Quand je venais à Moscou, nous nous retrouvions souvent chez Anna, dans ce grand appartement où elle vivait avec ses deux enfants, sa maman et un gros chien. Mais il arrivait que nous ne puissions nous voir qu’à son journal, Novaïa Gazeta, et c’est ainsi que j’ai fait la connaissance de son rédacteur en chef, Dmitri Mouratov. Même à l’époque, entre 2000 et 2006, Mouratov gardait une forme de prudence. Il freinait parfois l’ardeur d’Anna et veillait à ce que ses articles flamboyants, indignés, toujours du côté des populations civiles, quelles qu’elles soient, ne dépassent pas une certaine ligne rouge : elle défendait les civils tchétchènes pour qu’ils jouissent des mêmes droits et du même traitement que tous les autres citoyens de Russie, elle dénonçait les crimes concrets des militaires, sans aller jusqu’à accuser ouvertement le régime de Poutine, ni Poutine en personne, de crimes de guerre, par exemple. Les lecteurs du journal n’avaient qu’à tirer leurs propres conclusions.
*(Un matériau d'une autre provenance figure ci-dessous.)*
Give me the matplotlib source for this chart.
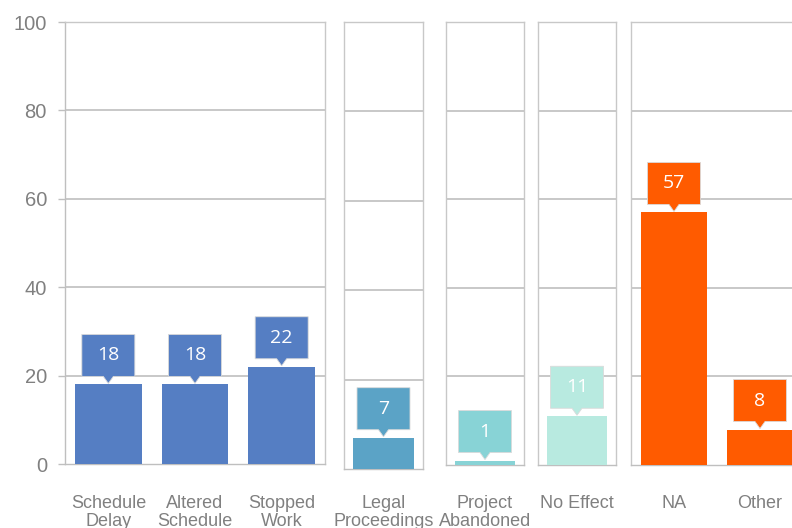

À plusieurs reprises, Mouratov a sauvé la vie à Anna. Je citerai deux situations, mais il y en a eu d’autres. Une fois, elle a été arrêtée par un officier en Tchétchénie et placée dans un grand trou où on lui a fait subir un simulacre d’exécution. C’est l’alerte donnée par Mouratov et ses contacts de haut niveau qui ont permis sa libération. Une autre fois, en 2004, elle a été empoisonnée dans un avion à destination de Beslan, pendant la prise d’otages, et c’est grâce à la célérité de Mouratov qu’un traitement approprié (comme dans le cas de Navalny) a pu être mis en place.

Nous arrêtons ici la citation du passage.